Implementation — aligning team, metrics and cadence
Turn tactics into routine by embedding them in weekly cadence: cash review, sales pipeline health, churn alerts, and product backlog prioritisation. Create a single dashboard with 6–8 KPIs that everyone reads: runway days, net cash flow, churn rate, LTV/CAC, gross margin, and sales pipeline coverage. Hold short, focused standups where leaders report only exceptions and actions. This discipline turns high-level tactics into operational muscle. Clear ownership accelerates responses; if cash surprises occur, you want decision makers already aligned and empowered to act quickly rather than debating in crisis.
Communication and culture — honesty as a multiplier
In downturns, leadership tone matters. Be direct with your team about trade-offs and involve them in problem solving. Transparent comms reduce rumors and sustain trust; involve managers in cost ideas and ask for suggestions to cut waste. Celebrate small wins publicly and maintain rituals that support morale when budgets are tight. When employees feel included, retention improves and creative solutions surface. Culture becomes a competitive edge — teams that know their leaders will act fairly are more likely to go the extra mile during hard months.

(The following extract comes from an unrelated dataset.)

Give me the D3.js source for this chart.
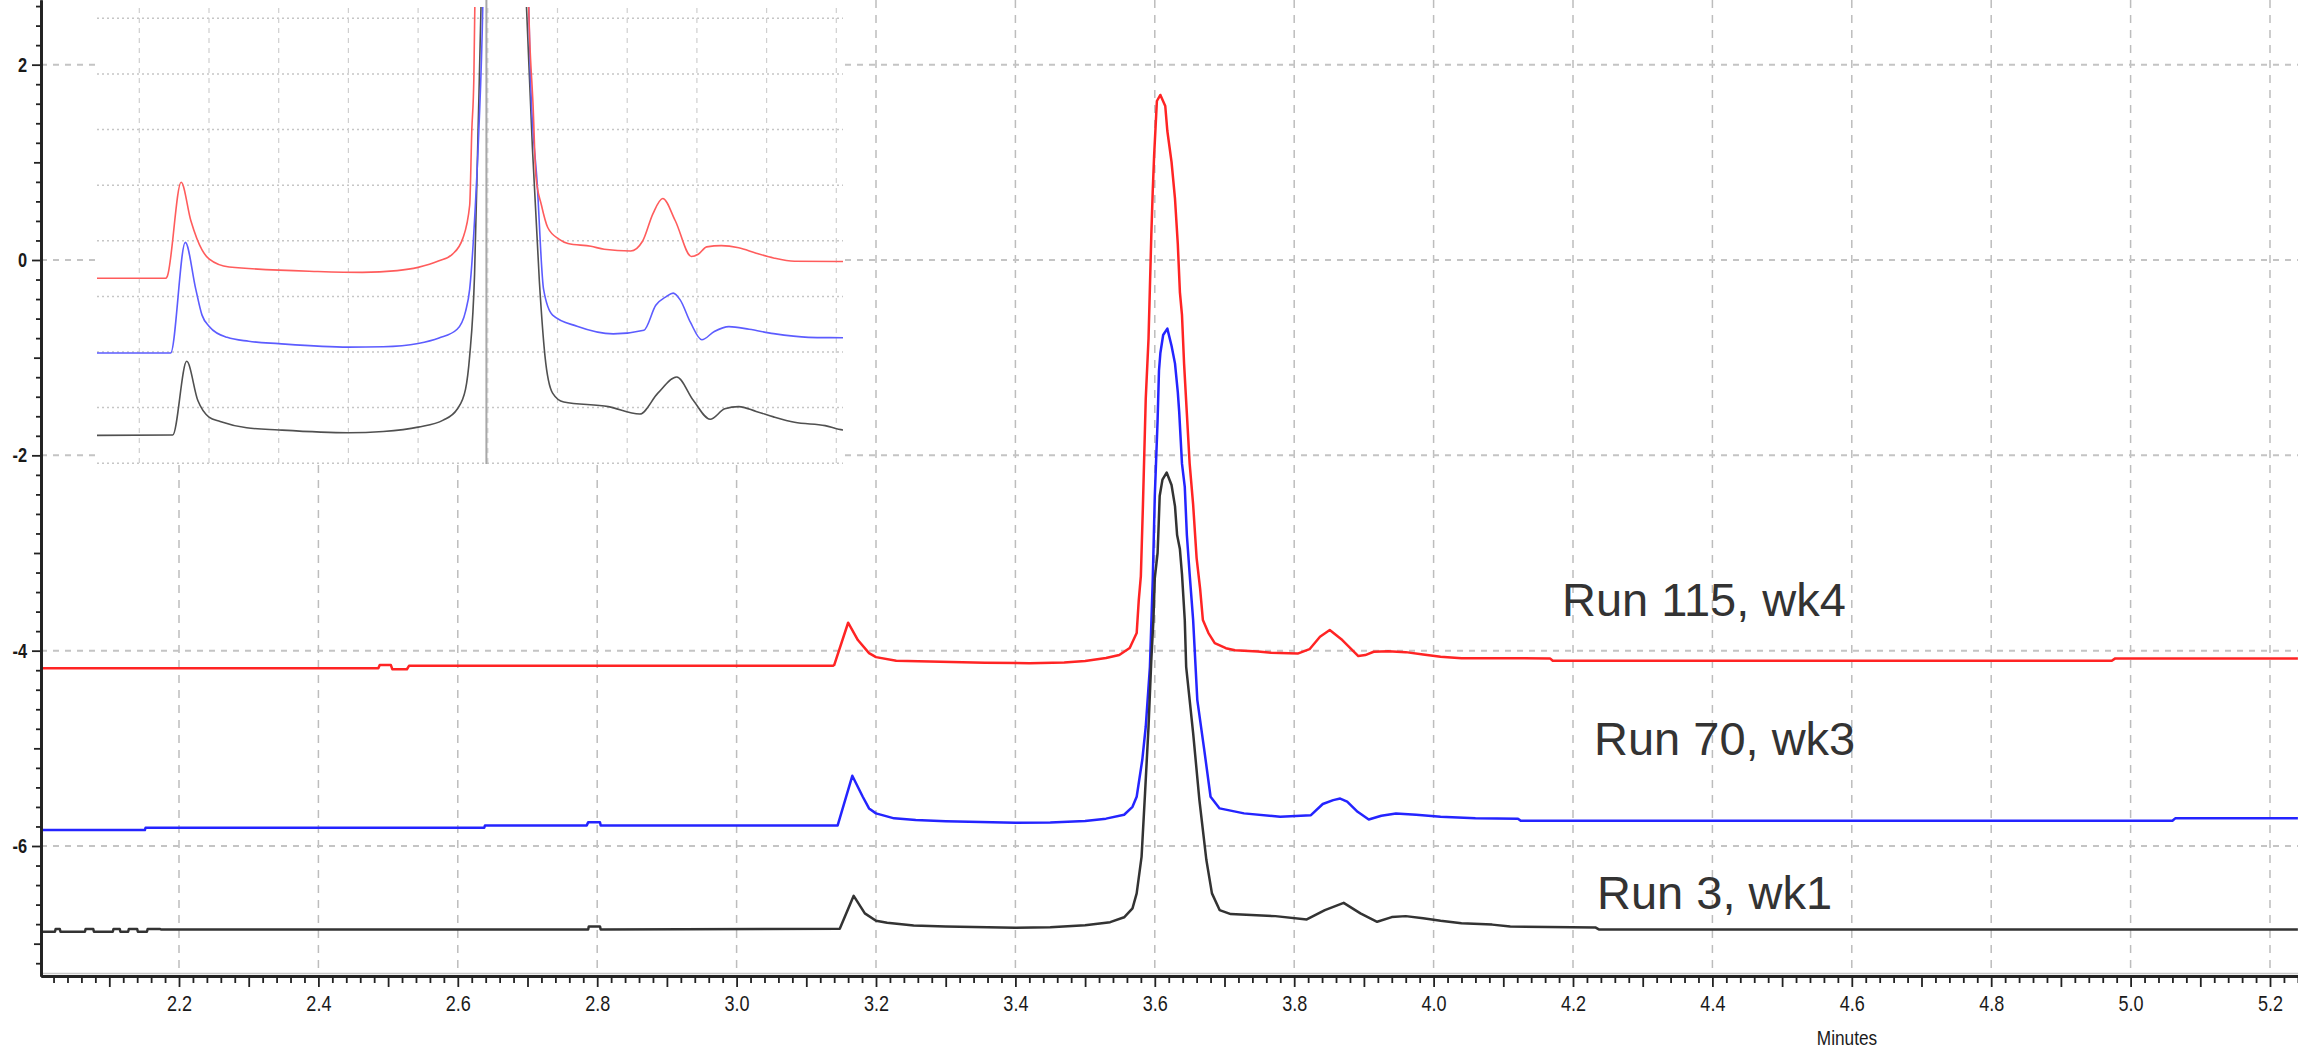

Conclusion — recession readiness is continuous, not occasional
Recession-proofing is not a one-time checklist but a continuous discipline. Protect cash, diversify revenue, automate ruthlessly, lean on partnerships, and keep scenario plans current. Execute with a clear metrics cadence and prioritise customer retention as your top defensive play. The firms that survive and thrive are those that make resilience operational: they measure, test, and adapt faster than competitors. Use the tactics above as a living playbook — iterate monthly, and you’ll turn short-term survival into long-term advantage. When markets recover (and they will), you’ll be the firm that grows faster because you used the downturn to get smarter.